En cierta forma Masotta ha descubierto las ventajas del making of, y no  ha dudado en hacer de éste su estilo. Un estilo riesgoso —Alberto Giordano lo describe como un hombre en peligro—, que va a contrapelo de cierta paquetería de críticos e intelectuales, esa que exige borrar toda evidencia de los derroteros, como quien patea la escalera después de haber subido por ella: “Yo sé que es de mal gusto referirse a las barreras que no se han podido franquear”, ironiza en “Roberto Arlt, yo mismo”.
Pero regresemos a París, a 1975. Habíamos dicho que Lacan se quedaba corto, ahora creemos que directamente se equivoca, o que más bien no tiene idea. Convengamos que queda medio pavote reprocharle a un pez gordo subjetivo que hable demasiado de sí mismo. Y ni qué decir de mandarlo a corregir… Es casi casi una provocación, como decirle: a ver, a que no nadás.

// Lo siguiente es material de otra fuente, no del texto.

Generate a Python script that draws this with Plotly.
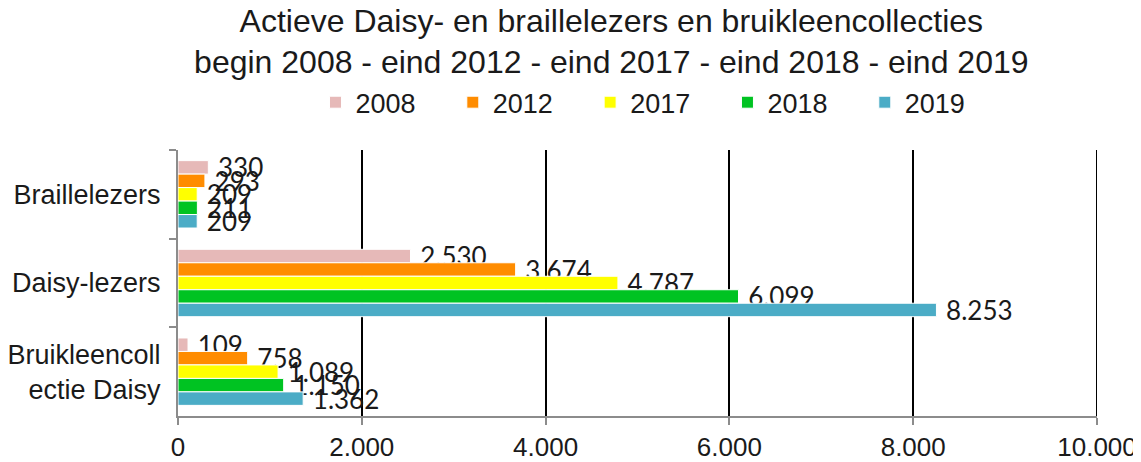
import plotly.graph_objects as go

categories = ["Braillelezers", "Daisy-lezers", "Bruikleencoll<br>ectie Daisy"]
years = ["2008", "2012", "2017", "2018", "2019"]
values = {
    "2008": [330, 2530, 109],
    "2012": [293, 3674, 758],
    "2017": [209, 4787, 1089],
    "2018": [211, 6099, 1150],
    "2019": [209, 8253, 1362],
}
colors = {
    "2008": "#E6B9B8",
    "2012": "#FF8C00",
    "2017": "#FFFF00",
    "2018": "#00C322",
    "2019": "#4BACC6",
}
x_ticks = [0, 2000, 4000, 6000, 8000, 10000]

fig = go.Figure()
for i, y in enumerate(years):
    pad = "\u00a0" * 4 + "\u200a" if i < len(years) - 1 else ""
    fig.add_trace(go.Bar(
        y=categories, x=values[y], name=y + pad, orientation="h",
        marker=dict(color=colors[y], line=dict(color="white", width=1)),
        text=[" " + f"{v:,}".replace(",", ".") for v in values[y]],
        textposition="outside", cliponaxis=False, constraintext="none",
        textfont=dict(family="Lato", size=26, color="#1a1a1a"),
    ))

fig.add_shape(type="line", xref="x", yref="paper", x0=x_ticks[-1], x1=x_ticks[-1],
              y0=0, y1=1, line=dict(color="black", width=2), layer="below")

fig.update_layout(
    width=1133, height=454,
    paper_bgcolor="white", plot_bgcolor="white",
    separators=",.",
    barmode="group", bargap=0.24, bargroupgap=0,
    title=dict(
        text="Actieve Daisy- en braillelezers en bruikleencollecties<br>begin 2008 - eind 2012 - eind 2017 - eind 2018 - eind 2019",
        x=0.5325, xanchor="center", y=0.948, yanchor="top",
        font=dict(family="Liberation Sans", size=32, color="#1a1a1a"),
    ),
    legend=dict(orientation="h", x=0.1496, xanchor="left", y=1.178, yanchor="middle",
                font=dict(family="Liberation Sans", size=27, color="#1a1a1a"),
                itemwidth=30, traceorder="normal", bgcolor="rgba(0,0,0,0)"),
    margin=dict(l=170, r=44, t=142, b=46),
    xaxis=dict(range=[0, 10000], tickvals=x_ticks, tickformat=",", automargin=False,
               showgrid=True, gridcolor="black", gridwidth=2,
               zeroline=False, showline=True, linecolor="#8c8c8c", linewidth=2,
               ticks="outside", tickcolor="#8c8c8c", ticklen=7, tickwidth=2,
               tickfont=dict(family="Liberation Sans", size=26, color="#1a1a1a")),
    yaxis=dict(autorange="reversed", showline=True, linecolor="#8c8c8c", linewidth=2,
               automargin=False, ticklabelstandoff=10,
               ticks="outside", tickson="boundaries", tickcolor="#8c8c8c", ticklen=7, tickwidth=2,
               tickfont=dict(family="Liberation Sans", size=27, color="#1a1a1a")),
)
fig.write_html("out.html")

Masotta continúa sentado en el escritorio. Lleva ya un buen tiempo dándole vueltas al asunto. Ha revisado su texto unas diez veces y aún no encuentra por dónde empezar con los retoques. Tiene dudas. No sabe qué hacer. Lo único seguro es que quedan pocos cigarrillos y la noche apunta para larga. Quizás lo mejor por ahora sea bajar a comprar más.

Epílogo:
Masotta acaba de leer el texto frente a la École Freudienne de Paris. Lo leyó tal cual, no corrigió ni una coma. Al público pareció gustarle, a juzgar por la atención y el buen ánimo con que lo escucharon. De hecho estamos en el cóctel y algunos integrantes de la École se acercan a felicitarlo. Ahora Masotta conversa con Rithée Cevasco, y lo hace notoriamente más distendido que la noche anterior. La conversación, supongamos, versa sobre los temas más peregrinos, aunque probablemente, ya sabemos cómo es esto, no hablen de otra cosa que de psicoanálisis. Sólo resta un detalle para que todo sea perfecto, y ese detalle comienza a caminar en dirección a Masotta. Y ahí están, uno frente al otro. Jaques Lacan lo saluda y luego dice: “En público suena muy bien…”, y puede incluso que le sonría.
Una vez más no ha cambiado nada, pero Masotta comienza el tercer y último acto de su vida.